[...]
> Maybe preload (if there's anything like that) have
> build a library with a list of applications to load?
> It behaves like this in Linux...
[...]

I don't know if anyone has ported the Linux preload daemon
to Solaris.  I wrote my own preloader, but it's much dumber - it
simply takes a list of files to mmap() and optionally lock into memory,
it does _not_ look on its own for binaries or libraries that are good 
candidates.
(If not requested to lock files into memory, my preloader will (unless
compiled not to) instead access the first byte of each page, in an attempt to
at least get them loaded into memory; whether or not they stay there is
up to the system.)

Just for the heck of testing disk accesses fairly, I also wrote something
that mmaps a file and then uses madvise() with MADV_DONTNEED on it
to evict that file from the VM cache (so that it will be read from disk
next time); on versions of Solaris where memtool still worked (has
it been updated lately?), that did indeed seem to function as I intended.
No idea whether MADV_DONTNEED also evicts it from the ZFS ARC, at
least not without digging probably very deep into code I might not
understand anyway.

Google for
NO_PAGE_IN NO_LOCKING
to find the former, and
MADV_DONTNEED S_ISREG freemap
to find the latter.  (I posted them to Usenet ages ago, but AFAIK don't
have them on a web or ftp server.)

PS. I just took a _very_ quick look at the source for the Linux preload
daemon.  It appears to monitor /proc to find interesting files to cache
(executables or libraries).  That could probably be done on Solaris too,
(esp.

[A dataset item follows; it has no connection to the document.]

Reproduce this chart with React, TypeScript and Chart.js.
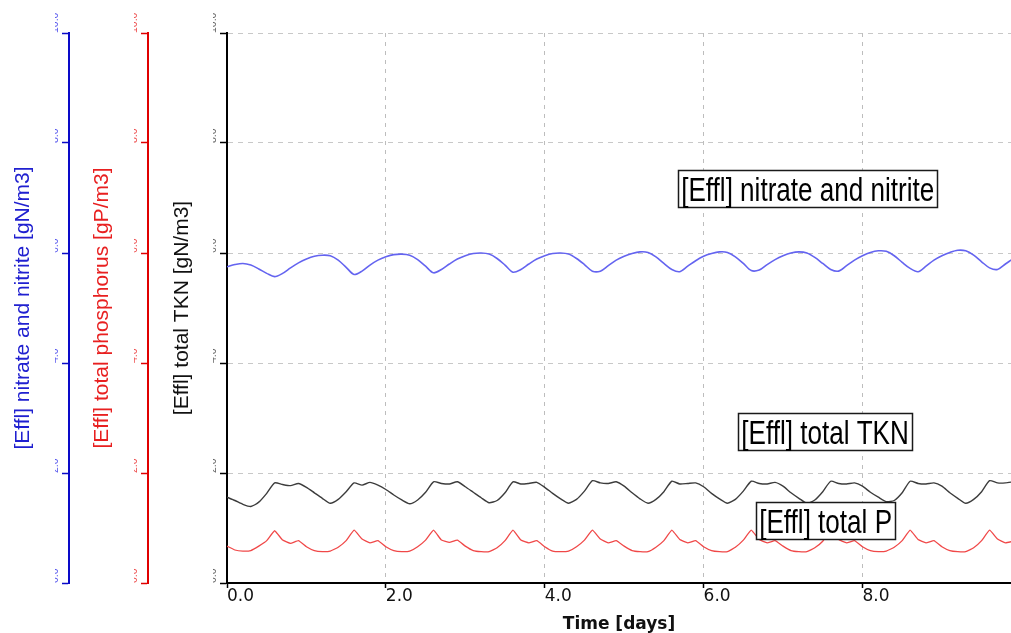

Solaris 10 or later, with /proc/*/path/*), but it would take a fair
number of changes due at the very least to differences in /proc.  And I
suppose it might well need to be "tuned" a bit differently to be at least as
effective on Solaris as it is said to be (by some, anyway) on Linux.

I think a rewrite might be better, esp. _if_ non-polling file event notification
(OpenSolaris) could be used to detect changes in /proc (processes creation
and termination); I hate having anything polling if it can be avoided.
(No, I'm not volunteering, and I have no immediate plans to play with the
notion...but if somebody knows enough to advise on effective strategy
differences, actually coding this probably wouldn't be rocket science.)